We’d being trying to meet for lunch for weeks, but always something had got in the way and either she or I had had to cancel. But at long last we’d managed it, and after two pleasant hours we emerged from the fish restaurant and made our way along the sea front towards the car park, still marvelling at the achievement.

We hadn’t gone far when she noticed two planks leaning against a wall. They were six by twos, each about 2ft long. The sight of these planks seemed to cause her to lose the ballerina’s poise that she’d maintained throughout lunch. She became agitated and started hopping from foot to foot.

An absent person was putting in a new window frame. The job was half-finished. It was unclear whether the planks were gash, or materials essential to completion, or a loose, rather abstract embodiment of the concept of a safety barrier.
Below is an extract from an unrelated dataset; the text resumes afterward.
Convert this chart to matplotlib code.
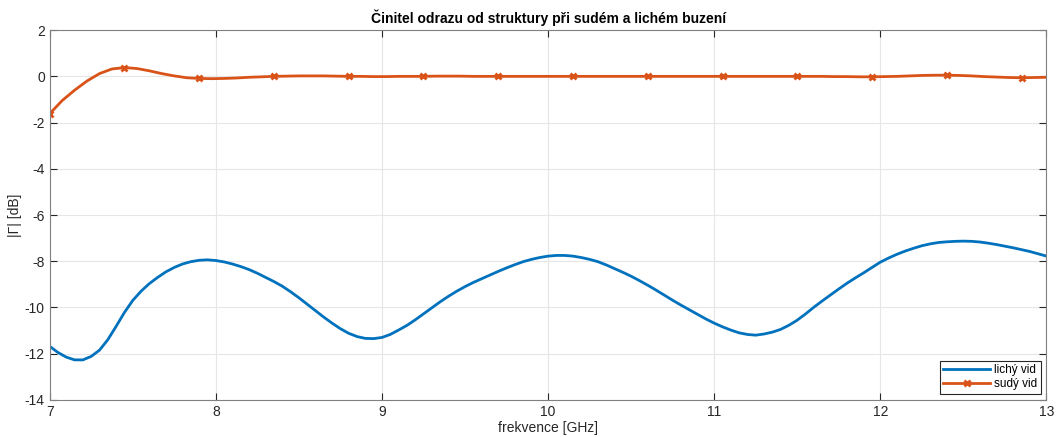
# Cinitel odrazu - lichy a sudy vid
import numpy as np
import matplotlib.pyplot as plt

plt.rcParams['font.family'] = ['Liberation Sans', 'DejaVu Sans']
plt.rcParams['axes.unicode_minus'] = False

# lichy vid (odd mode), step 0.05 GHz
f_odd = np.round(np.arange(7.0, 13.0001, 0.05), 3)
g_odd = [-11.68, -11.95, -12.15, -12.27, -12.27, -12.12, -11.85, -11.4, -10.82, -10.22,
         -9.7, -9.3, -8.97, -8.7, -8.46, -8.27, -8.12, -8.02, -7.96, -7.94,
         -7.97, -8.03, -8.12, -8.23, -8.36, -8.52, -8.7, -8.88, -9.08, -9.32,
         -9.58, -9.86, -10.14, -10.42, -10.68, -10.92, -11.12, -11.26, -11.34, -11.35,
         -11.3, -11.17, -10.98, -10.78, -10.54, -10.28, -10.02, -9.76, -9.52, -9.3,
         -9.1, -8.92, -8.76, -8.6, -8.44, -8.29, -8.15, -8.02, -7.92, -7.84,
         -7.78, -7.75, -7.75, -7.78, -7.84, -7.92, -8.02, -8.16, -8.32, -8.48,
         -8.65, -8.84, -9.04, -9.25, -9.47, -9.69, -9.9, -10.1, -10.3, -10.5,
         -10.68, -10.84, -10.98, -11.1, -11.17, -11.2, -11.15, -11.07, -10.95, -10.77,
         -10.55, -10.28, -9.99, -9.72, -9.46, -9.2, -8.95, -8.72, -8.5, -8.27,
         -8.04, -7.86, -7.7, -7.56, -7.44, -7.33, -7.25, -7.19, -7.16, -7.14,
         -7.13, -7.14, -7.17, -7.22, -7.28, -7.35, -7.42, -7.5, -7.58, -7.68,
         -7.78]

# sudy vid (even mode), step 0.075 GHz, marker every 6th point
f_even = np.round(np.arange(7.0, 13.0001, 0.075), 3)
g_even = [-1.62, -1.05, -0.6, -0.2, 0.12, 0.32, 0.38, 0.34, 0.24, 0.12,
          0.02, -0.06, -0.09, -0.1, -0.09, -0.07, -0.04, -0.02, 0.0, 0.01,
          0.02, 0.02, 0.02, 0.01, 0.0, 0.0, -0.01, -0.01, 0.0, 0.0,
          0.0, 0.01, 0.01, 0.01, 0.0, 0.0, 0.0, 0.0, 0.0, 0.0,
          0.0, 0.0, 0.0, 0.0, 0.0, 0.0, 0.0, 0.0, 0.0, 0.0,
          0.0, 0.0, 0.0, 0.0, 0.0, 0.0, 0.0, 0.0, 0.0, 0.0,
          0.0, 0.0, 0.0, -0.01, -0.01, -0.02, -0.02, -0.01, 0.0, 0.02,
          0.04, 0.05, 0.05, 0.04, 0.02, -0.01, -0.03, -0.05, -0.06, -0.05,
          -0.04]

fig, ax = plt.subplots(figsize=(10.56, 4.37), dpi=100)
fig.subplots_adjust(left=0.047, right=0.991, top=0.931, bottom=0.085)

ax.plot(f_odd, g_odd, color='#0072BD', linewidth=2, label='lichý vid')
ax.plot(f_even, g_even, color='#D95319', linewidth=2, marker='x', markersize=5,
        markeredgewidth=2, markevery=6, label='sudý vid')

ax.set_xlim(7, 13)
ax.set_ylim(-14, 2)
ax.set_xticks(np.arange(7, 14, 1))
ax.set_yticks(np.arange(-14, 3, 2))
ax.grid(True, color='#e6e6e6', linewidth=0.8)
ax.tick_params(direction='in', top=True, right=True, colors='#262626', labelsize=10, length=5)
for s in ax.spines.values():
    s.set_color('#808080')

ax.set_title('Činitel odrazu od struktury při sudém a lichém buzení', fontsize=10,
             fontweight='bold', pad=5)
ax.set_xlabel('frekvence [GHz]', fontsize=10, color='#262626', labelpad=2)
ax.set_ylabel('|Γ| [dB]', fontsize=10, color='#262626', labelpad=2)

leg = ax.legend(loc='lower right', fontsize=8.5, fancybox=False, framealpha=1,
                borderpad=0.3, handlelength=4, labelspacing=0.2, handletextpad=0.3)
leg.get_frame().set_edgecolor('#262626')
leg.get_frame().set_linewidth(0.8)

fig.savefig('out.png', dpi=100)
‘Should I just take them, do you think?’ she said, almost beside herself. ‘They are exactly what I need.’ I imagined she was thinking of doing a spot of do-it-yourself. Shelves, perhaps. I’m not above inexpensive improvisation of that kind myself. And a little light thieving on our first date would certainly have cemented whatever tentative connection we had already made across the luncheon table.

There were lots of people about and the planks were not without value. The sudden alteration in my behaviour from well-fed boulevardier to cautious spiv gave her a start and the moment was lost. A delightfully spontaneous post-prandial adventure was strangled at birth. ‘I’d better ask first, hadn’t I?’ she said. She said it as if she were trotting out moral positions until she lighted on one I approved of. I was still doing my impression of Private Walker checking to see if the coast was clear.

The wall and window belonged to another busy restaurant. ‘Let’s ask,’ she said. We pushed our way in through two glass doors and people with full stomachs coming out. The waitresses looked sweaty and harassed. Nevertheless one quickly came bustling over and mustered every remaining atom of politeness to put herself at our service. She was cockney. ‘Hallo! You have some wood outside,’ was how my lunch partner began to explain her plank love.

We’d met at the gym. Before today I’d only ever seen her at the gym. Before today I could hardly have conceived of her as a person who existed outside of a gym or wore anything but shorts and trainers. So while she gradually enlightened the initially puzzled waitress, I marvelled anew at the sight of this unfamiliar woman in jeans and street shoes. She is very petite, almost minute, and the waitress was tall and handsome, and she was looking up at the waitress as one might look up at the Shard. Before today, all of our conversations had been brief, snatched, gym conversations, with month-long gaps, often with one or other of us contorting ourselves on a warm-up mat. From these conversations I gathered that she is a hard-working and devoted Mum on the one hand, and a fanatical martial artist on the other. She holds black belts in karate, taekwondo and judo. Her karate club practises ‘full-contact’ karate sparring, she once told me. ‘Don’t you get injured?’ I’d said, horrified. I used to get quite badly injured doing ‘no-contact’ karate, I said.

And the more she reluctantly revealed about herself, the more I realised that this tiny, smiling, modest, unfailingly courteous, superfit woman quietly followed the way of the warrior. After that I would bow to her on sight, and she’d laugh, but I meant it. It was her warrior courteousness that accounted for the brevity of our gym conversations; she imagined that I thought as she did; that to chatter in the gym was slovenly.

For lunch she’d had the soup of the day. She’d taken three quarters of an hour to eat that and a lump of plain bread, while exclaiming all the while what a wonderful treat she was having. She sat with her back straight and she inclined gracefully forward from the base of her spine to meet her soup spoon halfway. She laughingly confided that the cappuccino afterwards was a rare and thrilling indulgence.

By the end of their conversation about the wood, she and the tired waitress were as close as sisters. The waitress was sorry but she could only take down a phone number and pass it to the owner later in the day. As we walked back out of the restaurant together, I said, ‘We should have just nicked them. What did you want them for, anyway?’ She looked at me as though weighing me up to decide whether I was worth the telling. ‘I’m a knife thrower,’ she said with simple modesty. ‘And they’d make perfect targets.’